Week 4 update Week 4
I postponed my project day on week 4, and I’m going to make up the time next week instead. This week I joined a new team at work, and I also had some data issues to work out, so I thought I’d make better use of my time this way. I can hopefully work on it uninterrupted on Thursday and Friday.
So this week I’ve just been working on the project when I’ve had free time, but I’ve written code to extract the data I need and I’ve also loaded it into a postgres database so it’s easier for me to query. I finally have API access to the BigQuery export, which is what I wanted to use to get the data. In week 3 I tried using the google analytics API instead, but I ran into a lot of problems with daily and hourly quotas that limited how much data I could actually gather.
Unfortunately I’d assumed all the Ecommerce data was there in BigQuery, but it wasn’t. It turns out this data is only exported if you enable a setting in GA, which we hadn’t switched on until I noticed it. So rather than a year’s worth of data, I have just over a week’s worth.
Limitations of this data
With this dataset, only the top 100 or so queries have over 1000 sessions, but it’s still quite useful:
- I can still use these queries to benchmark search performance when making changes
- I can also suggest “best bets” (results that should always be forced to the top for high volume queries)
I think it makes it harder to implement learning to rank, which is what I’d really like to try out, although I will accumulate more data as time goes on.
I think I need to do some grouping of queries so that queries are essentially the same (and are treated the same by the search engine) are counted as one query by my code.
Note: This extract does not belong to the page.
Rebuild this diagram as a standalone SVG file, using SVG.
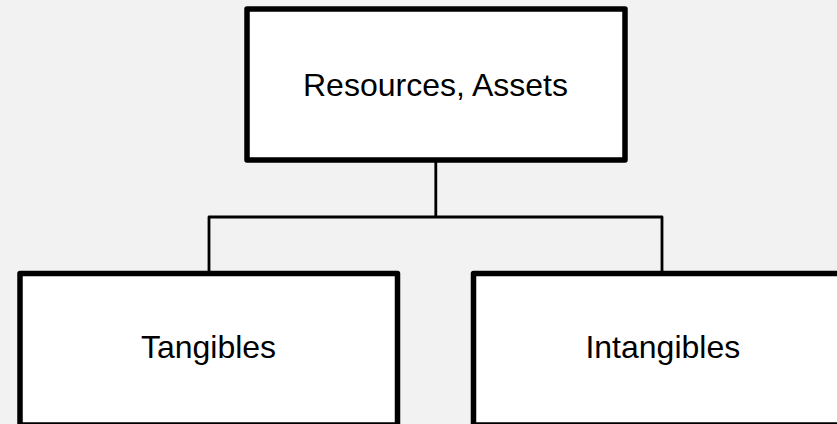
<svg xmlns="http://www.w3.org/2000/svg" width="837" height="424" viewBox="0 0 837 424">
<style>
.box{fill:#ffffff;stroke:#000000;stroke-width:5.5;stroke-linejoin:round}
.lbl{font-family:"Liberation Sans",Arial,sans-serif;font-size:32px;fill:#000000;text-anchor:middle}
.conn{fill:none;stroke:#000000;stroke-width:2.8;stroke-linejoin:round}
</style>
<rect x="0" y="0" width="837" height="424" fill="#f2f2f2"/>
<g id="connectors">
<path class="conn" d="M435.8,160 V217 M209,274 V217 H662 V274"/>
</g>
<g id="node-resources">
<rect class="box" x="247" y="9" width="378" height="151"/>
<text class="lbl" x="435.5" y="96">Resources, Assets</text>
</g>
<g id="node-tangibles">
<rect class="box" x="20" y="273.5" width="377.5" height="151.5"/>
<text class="lbl" x="208.5" y="358">Tangibles</text>
</g>
<g id="node-intangibles">
<rect class="box" x="473.5" y="273.5" width="377.5" height="151.5"/>
<text class="lbl" x="662.8" y="358">Intangibles</text>
</g>
</svg>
I think the easiest way to do this would be to apply the same tokenisation steps Elasticsearch uses.
Some of the top queries are quite hard to improve - people search for things like “log in”, or “contact”, which search has no context for. So the best result we can come up here will just be a popular service or department home page.
We also get a lot of queries that look like postcodes - we sanitise any data that could be personally identifiable before reporting it to google analytics, so it shows up in my dataset as “[postcode]“. I found it strange that a significant number of users would actually put postcodes in there, but the regex we’re using to detect postcodes is quite permissive: /[A-PR-UWYZ][A-HJ-Z]?[0-9][0-9A-HJKMNPR-Y]?(?:[\s+]|%20)*[0-9][ABD-HJLNPQ-Z]{2}/gi
. I think it’s possible that this also matches some form names.
What I’ve implemented so far
I’ve started to implement estimation of document relevance using the simplified DBN model. I’ve gotten to the point where I can spit out a new ranking, but I haven’t tested the model yet, and I expect my code is quite buggy.
Interestingly my code thinks the most relevant documents for “self assessment” are Self Assessment forms and helpsheets: main Self Assessment tax return and Self Assessment: HMRC manuals which are at the bottom of the results page at the moment. The third most relevant is currently the 5th result. If this isn’t a bug, it would suggest the first page of search results is really unhelpful at the moment.